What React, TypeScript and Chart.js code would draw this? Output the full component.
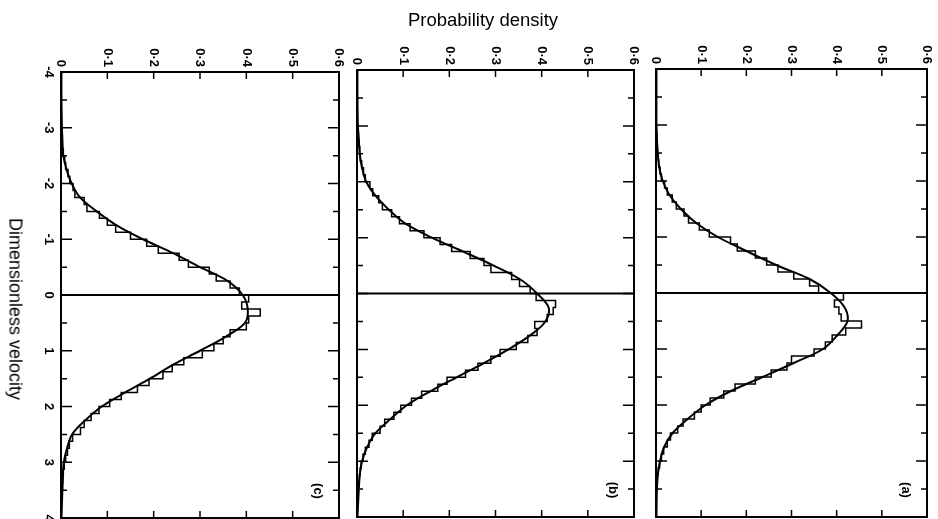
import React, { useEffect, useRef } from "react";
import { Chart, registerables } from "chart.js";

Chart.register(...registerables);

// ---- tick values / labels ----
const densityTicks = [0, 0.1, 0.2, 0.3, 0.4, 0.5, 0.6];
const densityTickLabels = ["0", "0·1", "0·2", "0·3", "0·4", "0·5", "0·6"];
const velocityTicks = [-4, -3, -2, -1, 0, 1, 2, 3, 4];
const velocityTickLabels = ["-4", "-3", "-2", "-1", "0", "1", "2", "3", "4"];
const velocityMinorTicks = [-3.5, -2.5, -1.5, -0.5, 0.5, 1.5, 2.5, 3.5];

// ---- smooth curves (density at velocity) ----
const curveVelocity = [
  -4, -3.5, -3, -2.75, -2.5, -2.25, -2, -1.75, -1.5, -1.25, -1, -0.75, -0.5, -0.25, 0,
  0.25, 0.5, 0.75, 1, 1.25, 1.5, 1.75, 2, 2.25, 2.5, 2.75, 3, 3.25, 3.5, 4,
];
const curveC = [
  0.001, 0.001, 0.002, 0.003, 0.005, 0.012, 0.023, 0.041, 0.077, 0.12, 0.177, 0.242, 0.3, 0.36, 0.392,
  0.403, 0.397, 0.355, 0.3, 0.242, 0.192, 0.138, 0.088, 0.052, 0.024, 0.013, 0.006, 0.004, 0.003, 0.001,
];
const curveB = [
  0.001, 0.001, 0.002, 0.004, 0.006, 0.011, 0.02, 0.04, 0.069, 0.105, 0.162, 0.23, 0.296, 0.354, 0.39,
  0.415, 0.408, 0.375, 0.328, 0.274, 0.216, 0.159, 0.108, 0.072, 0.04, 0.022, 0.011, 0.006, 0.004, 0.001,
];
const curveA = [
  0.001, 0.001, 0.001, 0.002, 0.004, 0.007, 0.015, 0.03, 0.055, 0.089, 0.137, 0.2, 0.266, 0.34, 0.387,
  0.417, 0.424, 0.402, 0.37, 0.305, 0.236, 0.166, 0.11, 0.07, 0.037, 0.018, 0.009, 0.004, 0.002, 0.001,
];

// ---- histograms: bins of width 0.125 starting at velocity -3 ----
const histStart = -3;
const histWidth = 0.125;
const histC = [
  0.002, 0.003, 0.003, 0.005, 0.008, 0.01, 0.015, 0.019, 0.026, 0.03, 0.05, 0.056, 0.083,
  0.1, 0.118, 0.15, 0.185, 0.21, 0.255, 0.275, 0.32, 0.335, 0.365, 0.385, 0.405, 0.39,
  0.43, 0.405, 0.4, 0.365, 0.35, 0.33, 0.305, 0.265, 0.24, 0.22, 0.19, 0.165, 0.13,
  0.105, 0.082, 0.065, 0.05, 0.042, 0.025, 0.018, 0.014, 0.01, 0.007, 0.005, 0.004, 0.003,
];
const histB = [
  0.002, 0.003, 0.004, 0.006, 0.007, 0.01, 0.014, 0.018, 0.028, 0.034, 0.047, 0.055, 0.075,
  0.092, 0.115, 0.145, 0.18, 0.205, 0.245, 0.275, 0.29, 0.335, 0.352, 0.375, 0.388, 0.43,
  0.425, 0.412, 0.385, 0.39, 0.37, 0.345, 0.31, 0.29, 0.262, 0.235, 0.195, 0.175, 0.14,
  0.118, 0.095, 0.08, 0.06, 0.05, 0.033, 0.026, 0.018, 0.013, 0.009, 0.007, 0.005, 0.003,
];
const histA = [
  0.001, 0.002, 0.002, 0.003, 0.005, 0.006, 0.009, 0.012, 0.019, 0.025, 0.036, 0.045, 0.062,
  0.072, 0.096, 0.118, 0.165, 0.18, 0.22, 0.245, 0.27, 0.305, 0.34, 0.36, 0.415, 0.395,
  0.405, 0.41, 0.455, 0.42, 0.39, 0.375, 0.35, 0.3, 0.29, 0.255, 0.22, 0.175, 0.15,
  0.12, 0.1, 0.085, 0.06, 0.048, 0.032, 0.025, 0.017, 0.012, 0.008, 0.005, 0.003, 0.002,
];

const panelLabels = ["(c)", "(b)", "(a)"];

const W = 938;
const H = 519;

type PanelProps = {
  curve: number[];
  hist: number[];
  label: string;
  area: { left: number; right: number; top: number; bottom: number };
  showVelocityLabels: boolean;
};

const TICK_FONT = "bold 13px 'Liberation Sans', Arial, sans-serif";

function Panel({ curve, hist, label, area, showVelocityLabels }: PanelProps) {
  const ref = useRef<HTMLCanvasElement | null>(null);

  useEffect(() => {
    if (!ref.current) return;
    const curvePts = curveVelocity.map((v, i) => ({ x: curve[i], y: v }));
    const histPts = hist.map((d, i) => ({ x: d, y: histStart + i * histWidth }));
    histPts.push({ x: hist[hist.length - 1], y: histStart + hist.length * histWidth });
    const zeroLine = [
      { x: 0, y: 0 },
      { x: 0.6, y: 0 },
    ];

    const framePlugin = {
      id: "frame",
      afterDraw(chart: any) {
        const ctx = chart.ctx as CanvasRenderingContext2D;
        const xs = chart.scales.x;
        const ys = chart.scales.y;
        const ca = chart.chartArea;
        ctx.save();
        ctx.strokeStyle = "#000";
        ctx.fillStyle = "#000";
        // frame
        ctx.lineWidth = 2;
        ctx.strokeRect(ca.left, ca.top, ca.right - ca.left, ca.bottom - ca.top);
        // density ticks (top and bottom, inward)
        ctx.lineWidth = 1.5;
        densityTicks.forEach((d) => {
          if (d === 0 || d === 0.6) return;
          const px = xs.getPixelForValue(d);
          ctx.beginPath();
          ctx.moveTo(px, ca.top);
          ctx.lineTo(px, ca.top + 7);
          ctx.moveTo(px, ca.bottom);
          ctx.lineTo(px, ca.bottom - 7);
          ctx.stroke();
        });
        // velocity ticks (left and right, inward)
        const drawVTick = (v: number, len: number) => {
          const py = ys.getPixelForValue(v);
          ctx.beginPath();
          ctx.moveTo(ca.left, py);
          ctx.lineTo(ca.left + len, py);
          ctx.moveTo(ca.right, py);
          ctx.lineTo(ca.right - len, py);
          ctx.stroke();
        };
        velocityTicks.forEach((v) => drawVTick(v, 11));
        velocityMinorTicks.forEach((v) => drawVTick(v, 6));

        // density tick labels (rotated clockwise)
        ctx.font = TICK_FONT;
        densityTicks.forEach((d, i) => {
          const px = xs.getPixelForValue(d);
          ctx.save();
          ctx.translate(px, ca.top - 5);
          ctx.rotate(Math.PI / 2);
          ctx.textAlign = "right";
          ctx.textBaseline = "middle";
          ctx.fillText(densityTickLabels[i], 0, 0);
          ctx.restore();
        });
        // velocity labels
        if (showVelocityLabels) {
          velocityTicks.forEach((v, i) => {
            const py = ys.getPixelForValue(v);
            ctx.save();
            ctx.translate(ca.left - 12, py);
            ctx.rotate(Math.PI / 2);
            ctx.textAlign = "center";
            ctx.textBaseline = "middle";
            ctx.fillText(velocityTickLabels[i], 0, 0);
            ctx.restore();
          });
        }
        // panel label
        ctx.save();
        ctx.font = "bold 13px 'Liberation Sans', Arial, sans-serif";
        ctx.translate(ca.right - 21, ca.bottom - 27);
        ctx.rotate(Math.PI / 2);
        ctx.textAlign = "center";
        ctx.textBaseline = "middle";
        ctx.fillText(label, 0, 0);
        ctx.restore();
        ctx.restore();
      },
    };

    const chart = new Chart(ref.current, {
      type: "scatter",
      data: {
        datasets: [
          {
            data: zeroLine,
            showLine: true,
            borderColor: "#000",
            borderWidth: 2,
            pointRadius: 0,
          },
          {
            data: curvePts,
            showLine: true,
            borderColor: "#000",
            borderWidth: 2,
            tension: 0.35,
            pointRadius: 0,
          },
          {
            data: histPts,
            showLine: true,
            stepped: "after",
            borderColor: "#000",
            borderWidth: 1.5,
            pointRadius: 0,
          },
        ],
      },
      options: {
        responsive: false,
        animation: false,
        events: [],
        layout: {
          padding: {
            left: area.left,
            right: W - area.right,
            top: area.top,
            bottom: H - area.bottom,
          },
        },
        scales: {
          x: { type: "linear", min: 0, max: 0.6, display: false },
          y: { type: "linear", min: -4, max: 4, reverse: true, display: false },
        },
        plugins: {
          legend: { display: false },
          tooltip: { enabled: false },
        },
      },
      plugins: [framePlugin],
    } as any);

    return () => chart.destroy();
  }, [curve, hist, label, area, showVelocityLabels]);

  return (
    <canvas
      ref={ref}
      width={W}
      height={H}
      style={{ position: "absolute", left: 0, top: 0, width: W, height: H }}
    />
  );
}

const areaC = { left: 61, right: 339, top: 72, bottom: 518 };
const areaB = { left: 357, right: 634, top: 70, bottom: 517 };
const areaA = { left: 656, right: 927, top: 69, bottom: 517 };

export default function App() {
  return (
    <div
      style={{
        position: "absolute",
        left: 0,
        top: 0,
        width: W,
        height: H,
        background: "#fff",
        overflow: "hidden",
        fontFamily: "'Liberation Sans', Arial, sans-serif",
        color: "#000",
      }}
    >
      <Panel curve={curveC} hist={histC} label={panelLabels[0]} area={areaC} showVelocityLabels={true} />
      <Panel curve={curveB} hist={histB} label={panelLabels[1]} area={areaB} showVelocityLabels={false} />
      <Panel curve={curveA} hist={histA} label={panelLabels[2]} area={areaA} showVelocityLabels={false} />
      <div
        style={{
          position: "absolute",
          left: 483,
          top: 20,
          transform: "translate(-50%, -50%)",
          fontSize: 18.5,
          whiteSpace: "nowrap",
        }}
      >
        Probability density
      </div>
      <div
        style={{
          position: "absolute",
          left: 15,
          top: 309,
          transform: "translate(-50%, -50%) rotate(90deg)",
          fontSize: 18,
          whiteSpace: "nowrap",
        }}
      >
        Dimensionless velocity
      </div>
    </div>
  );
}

------------------------------------------------------------------------

EXERCISE
From the opening line of the listing above through the line bearing "1.5, 2.5, 3.5];", repeat each line exactly. Drop every picture.

COMPLETED EXERCISE
What React, TypeScript and Chart.js code would draw this? Output the full component.
import React, { useEffect, useRef } from "react";
import { Chart, registerables } from "chart.js";

Chart.register(...registerables);

// ---- tick values / labels ----
const densityTicks = [0, 0.1, 0.2, 0.3, 0.4, 0.5, 0.6];
const densityTickLabels = ["0", "0·1", "0·2", "0·3", "0·4", "0·5", "0·6"];
const velocityTicks = [-4, -3, -2, -1, 0, 1, 2, 3, 4];
const velocityTickLabels = ["-4", "-3", "-2", "-1", "0", "1", "2", "3", "4"];
const velocityMinorTicks = [-3.5, -2.5, -1.5, -0.5, 0.5, 1.5, 2.5, 3.5];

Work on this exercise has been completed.